Il racconto della vita di un uomo non trova sufficiente spazio per esaurirsi. La figura di Eugenio Borgna, psichiatra di lunga fama spentosi all’età di 94 anni, aggrava ulteriormente questa constatazione e implica di poterlo in qualche modo ricordare con righe che si accontentino di esprimerne un aspetto di lui che possa dirsi significativo. Tale aspetto certamente riguarda il rapporto che Borgna ha intessuto attraverso gli anni con i malati mentali. È spesso ricordato dalle cronache nazionali come uno dei più accesi sostenitori della legge Basaglia, che liquidò i manicomi, ed è altrettanto spesso raccontato come uomo integerrimo che per primo adottò, nella realtà di Novara dove si trovò ad assumersi precise responsabilità di indirizzo di una struttura che successivamente divenne reparto, misure di una nuova umanità che implicarono – tra le altre – l’abolizione delle sbarre, l’apertura delle porte, il contatto dei pazienti con l’arte e la cultura. Tutto questo porta ad una domanda molto semplice, eppure dirimente: perché? Per quale motivo Borgna scelse questa strada e che eredità è possibile reperire in tale scelta?
La risposta è, allo stesso tempo, semplice e complessa: Borgna non si rapportava alle malattie mentali, ma ai malati. Egli non aveva l’idea di essere il sano che cura chi non sta bene, ma il fratello che incontra il fratello. La fede di Borgna fu rivoluzionaria in campo psichiatrico come quella di san Paolo lo fu in campo sociale: ad Onesimo che fuggiva dal padrone Filemone, credendo che il cristianesimo fosse un affrancamento sociale dalla schiavitù, Paolo dice di tornare indietro e scrive a Filemone di considerare lo schiavo che rientrava all’ovile non come un disertore da uccidere, bensì come un fratello da accogliere.
Negli occhi del malato Borgna intuiva una storia e un racconto da ascoltare e incontrare.
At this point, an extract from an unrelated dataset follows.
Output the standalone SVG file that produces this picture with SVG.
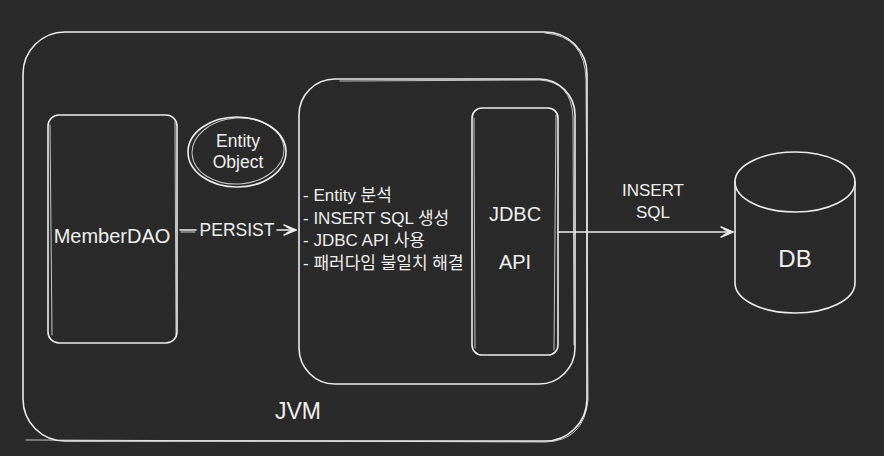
<svg xmlns="http://www.w3.org/2000/svg" width="884" height="456" viewBox="0 0 884 456">
<defs>
<style>
.s{fill:none;stroke:#ececec;stroke-width:1.6;stroke-linecap:round;stroke-linejoin:round}
.s2{fill:none;stroke:#ececec;stroke-width:1;stroke-linecap:round;opacity:0.8}
.t{fill:#f0f0f0;font-family:"Liberation Sans","Noto Sans CJK KR",sans-serif;text-anchor:middle}
.l{fill:#f0f0f0;font-family:"Liberation Sans","Noto Sans CJK KR",sans-serif;font-size:17px}
</style>
<marker id="ah" viewBox="0 0 14 12" refX="13" refY="6" markerWidth="14" markerHeight="12" markerUnits="userSpaceOnUse" orient="auto">
<path d="M1,1 L13,6 L1,11 M4,3 L10,6 L4,9" fill="none" stroke="#ececec" stroke-width="1.5" stroke-linecap="round" stroke-linejoin="round"/>
</marker>
</defs>
<rect width="884" height="456" fill="#2a2a2a"/>

<g id="jvm">
<rect class="s" x="23" y="32" width="564" height="409" rx="42"/>
<path class="s2" d="M26,440 L545,442 Q584,441 588,400 L586,80 Q585,36 545,33"/>
<text class="t" x="298" y="419" font-size="23">JVM</text>
</g>

<g id="entity-manager">
<rect class="s" x="299" y="79" width="276" height="305" rx="36"/>
<path class="s2" d="M340,81 L540,80 Q572,82 573,118 L574,345"/>
<text class="l" x="303" y="201">- Entity 분석</text>
<text class="l" x="303" y="224">- INSERT SQL 생성</text>
<text class="l" x="303" y="246">- JDBC API 사용</text>
<text class="l" x="303" y="269">- 패러다임 불일치 해결</text>
</g>

<g id="jdbc-api">
<rect class="s" x="472" y="108" width="86" height="247" rx="10"/>
<path class="s2" d="M474,118 L475,348 M556,115 L554,350"/>
<text class="t" x="515" y="221" font-size="20">JDBC</text>
<text class="t" x="515" y="269" font-size="20">API</text>
</g>

<g id="member-dao">
<rect class="s" x="48" y="115" width="129" height="228" rx="11"/>
<path class="s2" d="M50,125 L52,335 M175,122 L176,335"/>
<text class="t" x="112" y="243" font-size="20">MemberDAO</text>
</g>

<g id="entity-object">
<ellipse class="s" cx="237" cy="152" rx="49" ry="35"/>
<ellipse class="s2" cx="238" cy="151" rx="46" ry="33" transform="rotate(-4 238 151)"/>
<text class="t" x="238" y="147" font-size="17.5">Entity</text>
<text class="t" x="238" y="168" font-size="17.5">Object</text>
</g>

<g id="db">
<ellipse class="s" cx="795" cy="182" rx="60" ry="30"/>
<path class="s" d="M735,182 L735,283 A60,30 0 0 0 855,283 L855,182"/>
<text class="t" x="795" y="267" font-size="24">DB</text>
</g>

<g id="connectors">
<path class="s" d="M180,230 L196,230"/>
<path class="s2" d="M181,232 L195,232"/>
<path class="s" d="M277,230 L296,230" marker-end="url(#ah)"/>
<text class="t" x="237" y="236" font-size="17.5">PERSIST</text>
<path class="s" d="M558,232 L733,232" marker-end="url(#ah)"/>
<text class="t" x="653" y="196" font-size="17">INSERT</text>
<text class="t" x="653" y="218" font-size="17">SQL</text>
</g>
</svg>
Dio, che spesso era definito dallo psichiatra come “l’indicibile silenzio”, entrava nella storia attraverso la carne: ogni carne, pertanto, era parola di Dio, mistero che interpellava il mistero. La nostra società attribuisce alle malattie mentali uno stigma che nasce dalla presunzione che esista uno stato di salute che permetta di distinguere gli esseri umani tra sani e malati, mentre invece nessun uomo è mai fino in fondo sano e ogni uomo – davanti al patologico – può trovare nell’altro una strada per la propria guarigione, offrendo a chi soffre per i sintomi di malattie a volte indicibili un aiuto per continuare il cammino.
Borgna ha scommesso tutta la sua professionalità sul segreto che ogni uomo si porta nel cuore, non ha ridotto l’umano alle sue caratteristiche sanitarie o alle sue infermità mentali, ma lo ha scrutato curioso, tendendo costantemente la mano alle vite che aveva davanti, studiando e sperimentando. Nella piena consapevolezza che solo uno sguardo umano restaura l’umano nell’altro che incontriamo.
È chiaro, come già accennato, che un simile approccio non può essere il semplice risultato di una tecnica o di una brillante strategia appresa da un libro: la forza di Borgna sta in una fede che in lui è diventata cultura, ossia sguardo, sulla realtà. L’incontro con alcuni studenti di Comunione e Liberazione, avvicinati in qualità di tirocinanti, aprì allo psichiatra già affermato la strada per l’amicizia con don Giussani dal quale rimase travolto e interrogato. Non ritenne mai la sua conoscenza una fonte legittima di arroganza o di presunzione, ma interpretò il proprio sapere come una necessità radicale di continua ricerca e conversione.
L’eredità di Borgna non è tanto quella di un luminare della scienza, quanto di un amico profondo del mistero di Dio che – in definitiva – coincide con un’amicizia profonda col mistero dell’uomo, con le domande che chiunque si porta appresso e che urgono dentro al cuore di ognuno di noi. Con Borgna scompare un testimone di un atteggiamento davanti alla realtà. Un atteggiamento di cui tutti hanno bisogno per comprendere che in quello che siamo si rivela il luogo dove abitiamo, il luogo dove il nostro cuore dimora e dove, pertanto, Dio ci può dare appuntamento. Per sanarci e abbracciarci. Per guarirci e continuamente rimetterci al mondo.